On his subsequent death, it was argued that the outstanding debt of £156,013 (£150,000 before indexation) due to the trust should be deductible from his taxable estate. However, HM Revenue & Customs raised the issue of section 103 Finance Act 1986 which, as I made clear in last week’s article, precludes the deduction of a debt that was made out of property derived from the deceased, that is, property that was given by the debtor to the creditor. It should be noted that the meaning of “derived from the deceased” in this context is extremely wide.

In this particular case, because Dr Phizackerley had previously made a gift of the property to his wife out of which the debt arose, that debt was not fully deductible and needed to be abated to the extent it arose from that disposition.

However, counsel on behalf of the taxpayer (Dr Phizackerley’s daughter) raised the argument that for section 103(4) to apply, the disposition needed to be a transfer of value and, based on the facts, as there had been no transfer of value, the amount of the debt should not be reduced.

He argued that there was no transfer of value because the original gift from Dr Phizackerley to his wife was covered by section 11 IHT Act 1984 – dispositions for the maintenance of the family – because the house “provided a roof over his wife’s head”.

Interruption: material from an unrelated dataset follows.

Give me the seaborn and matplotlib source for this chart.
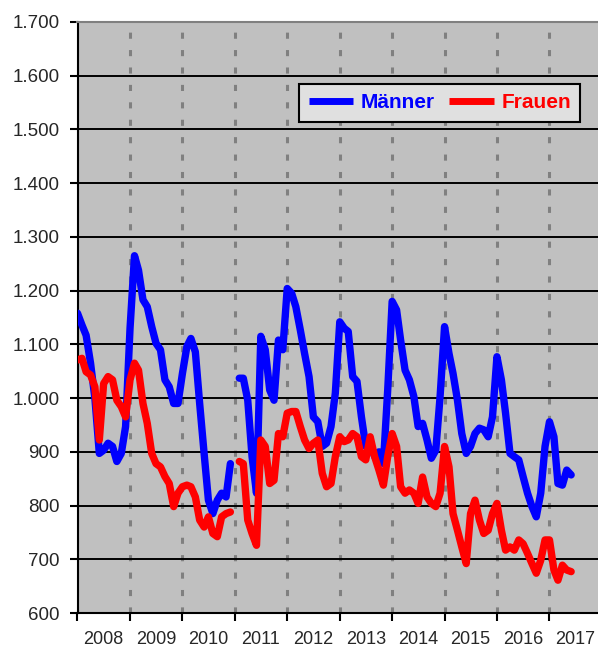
import numpy as np
import pandas as pd
import matplotlib
matplotlib.use("Agg")
import matplotlib.pyplot as plt
import matplotlib.dates as mdates
from matplotlib.ticker import FuncFormatter, MultipleLocator
from matplotlib.lines import Line2D
import seaborn as sns

# ============================
# Daten (monatlich, Jan 2008 - Jun 2017), Lücke im Jan 2011
# ============================
monate = pd.date_range("2008-01-01", periods=114, freq="MS")

maenner = [
    1158, 1136, 1117, 1065, 1000, 897, 903, 916, 910, 882, 897, 947,      # 2008
    1130, 1265, 1238, 1183, 1170, 1133, 1102, 1090, 1034, 1021, 990, 990, # 2009
    1046, 1096, 1111, 1086, 990, 897, 810, 785, 810, 823, 816, 878,       # 2010
    np.nan, 1037, 1037, 996, 891, 823, 1115, 1090, 1015, 996, 1108, 1090, # 2011
    1204, 1195, 1170, 1127, 1083, 1040, 965, 956, 910, 916, 947, 1009,    # 2012
    1142, 1130, 1124, 1040, 1031, 965, 910, 916, 891, 900, 878, 1015,     # 2013
    1180, 1164, 1108, 1052, 1034, 1003, 947, 953, 922, 888, 903, 1003,    # 2014
    1133, 1083, 1046, 996, 934, 897, 910, 934, 944, 941, 928, 965,        # 2015
    1077, 1034, 972, 897, 891, 885, 854, 823, 798, 779, 823, 910,         # 2016
    956, 928, 841, 838, 866, 857,                                         # 2017
]

frauen = [
    1071, 1074, 1049, 1043, 1021, 922, 1027, 1040, 1034, 996, 984, 965,   # 2008
    1034, 1065, 1052, 990, 953, 897, 878, 872, 854, 841, 798, 823,        # 2009
    835, 838, 835, 816, 773, 760, 779, 748, 742, 779, 785, 788,           # 2010
    np.nan, 882, 878, 773, 748, 726, 922, 910, 841, 847, 934, 928,        # 2011
    972, 975, 975, 947, 922, 906, 916, 922, 860, 835, 841, 891,           # 2012
    928, 919, 922, 934, 928, 891, 885, 928, 891, 866, 838, 891,           # 2013
    934, 910, 835, 823, 829, 823, 804, 853, 816, 804, 798, 823,           # 2014
    910, 872, 785, 754, 723, 692, 785, 810, 773, 748, 754, 785,           # 2015
    804, 754, 717, 723, 717, 736, 729, 711, 692, 674, 698, 736,           # 2016
    736, 680, 661, 689, 680, 677,                                         # 2017
]

farben = {"Männer": "#0000FF", "Frauen": "#FF0000"}

# long-form Tabelle, Abschnitt trennt die Linie an der Datenlücke
teile = []
for name, werte in [("Männer", maenner), ("Frauen", frauen)]:
    werte = np.array(werte, dtype=float)
    teile.append(pd.DataFrame({
        "Datum": monate,
        "Anzahl": werte,
        "Geschlecht": name,
        "Abschnitt": np.cumsum(np.isnan(werte)),
    }))
df = pd.concat(teile, ignore_index=True).dropna()

# ============================
# Stil
# ============================
sns.set_style("white", rc={
    "axes.facecolor": "#C0C0C0",
    "lines.solid_capstyle": "round",
    "lines.solid_joinstyle": "round",
})
plt.rcParams["font.family"] = ["Liberation Sans", "DejaVu Sans"]

fig = plt.figure(figsize=(5.98, 6.53), dpi=100)
ax = fig.add_axes([77.5 / 598, 40 / 653, (598 - 77.5) / 598, 591 / 653])

sns.lineplot(data=df, x="Datum", y="Anzahl", hue="Geschlecht",
             units="Abschnitt", estimator=None, palette=farben,
             hue_order=["Männer", "Frauen"], linewidth=5.3, legend=False,
             ax=ax, zorder=3)

# Achsen
ax.set_ylim(600, 1700)
ax.set_xlim(pd.Timestamp("2008-01-01"), pd.Timestamp("2017-12-05"))
ax.yaxis.set_major_locator(MultipleLocator(100))
ax.yaxis.set_major_formatter(FuncFormatter(lambda v, p: f"{int(v):,}".replace(",", ".")))

ax.xaxis.set_major_locator(mdates.YearLocator())
ax.xaxis.set_major_formatter(plt.NullFormatter())
ax.xaxis.set_minor_locator(mdates.MonthLocator(bymonth=7))
ax.xaxis.set_minor_formatter(mdates.DateFormatter("%Y"))

ax.set_xlabel("")
ax.set_ylabel("")

ax.tick_params(axis="y", which="major", direction="out", length=6, width=1.5,
               color="black", labelsize=13.5, pad=7, left=True)
ax.tick_params(axis="x", which="major", direction="out", length=6, width=1.5,
               color="black", bottom=True)
ax.tick_params(axis="x", which="minor", length=0, labelsize=13, pad=13)

# Gitter
ax.grid(axis="y", color="black", linewidth=1.4, linestyle="-", zorder=1)
ax.grid(axis="x", which="major", color="#808080", linewidth=2.2,
        linestyle=(0, (2, 3.7)), zorder=1)
ax.set_axisbelow(True)

for s in ["left", "bottom"]:
    ax.spines[s].set_color("black")
    ax.spines[s].set_linewidth(1.5)
ax.spines["top"].set_color("#808080")
ax.spines["top"].set_linewidth(1.5)
ax.spines["right"].set_visible(False)

# Legende
griffe = [Line2D([0], [0], color=farben[n], linewidth=5, solid_capstyle="butt")
          for n in ["Männer", "Frauen"]]
leg = ax.legend(griffe, ["Männer", "Frauen"], loc="center",
                bbox_to_anchor=(0.696, 0.863), ncol=2, frameon=True,
                fancybox=False, framealpha=1, facecolor="#E0E0E0",
                edgecolor="black", handlelength=2.15, handletextpad=0.35,
                columnspacing=0.7, borderpad=0.45,
                prop={"size": 15, "weight": "bold"})
leg.get_frame().set_linewidth(1.5)
for txt, n in zip(leg.get_texts(), ["Männer", "Frauen"]):
    txt.set_color(farben[n])

fig.savefig("out.png", dpi=100)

However, the special commissioner rejected this argument on the basis that this exemption did not apply. He said: “I do not consider that when a husband puts a house in joint names of himself and his wife during their marriage, it is within the ordinary meaning of maintenance. In spite of counsel’s persuasive argument, I do not consider that the disposition is for maintenance in this case.”

The case demonstrates that one has to be extremely careful when advising clients who are surviving spouses to take an interest-free loan from the trustees of a will trust established on the death of the first spouse in order to create a debt on that surviving spouse’s taxable estate. In cases where the borrowing spouse made lifetime gifts to the now deceased spouse, depending on the facts, the debt may not be allowed as a deduction. Any literature explaining the potential benefits of a will trust and certainly any client communication, should clearly express this caveat regarding prior gifts to the deceased testator by the borrower.

How strictly HMRC will apply this principle possibly depends on a number of factors, not least the amount of the lifetime gift and how long ago it was made.

It is important to note that in the Phizackerley case, a finding of fact was made that the gift of the money for the half share in the house was not made with reference to enabling or facilitating the giving of the consideration for the debt, that is, the half share of the home. This would enable s103(2) to apply so that the debt would not be reduced.

Counsel for the taxpayer reserved the right to contend this and will presumably now do so with this finding of fact and following the rejection of his primary argument on the application of section 11 IHTA 1984.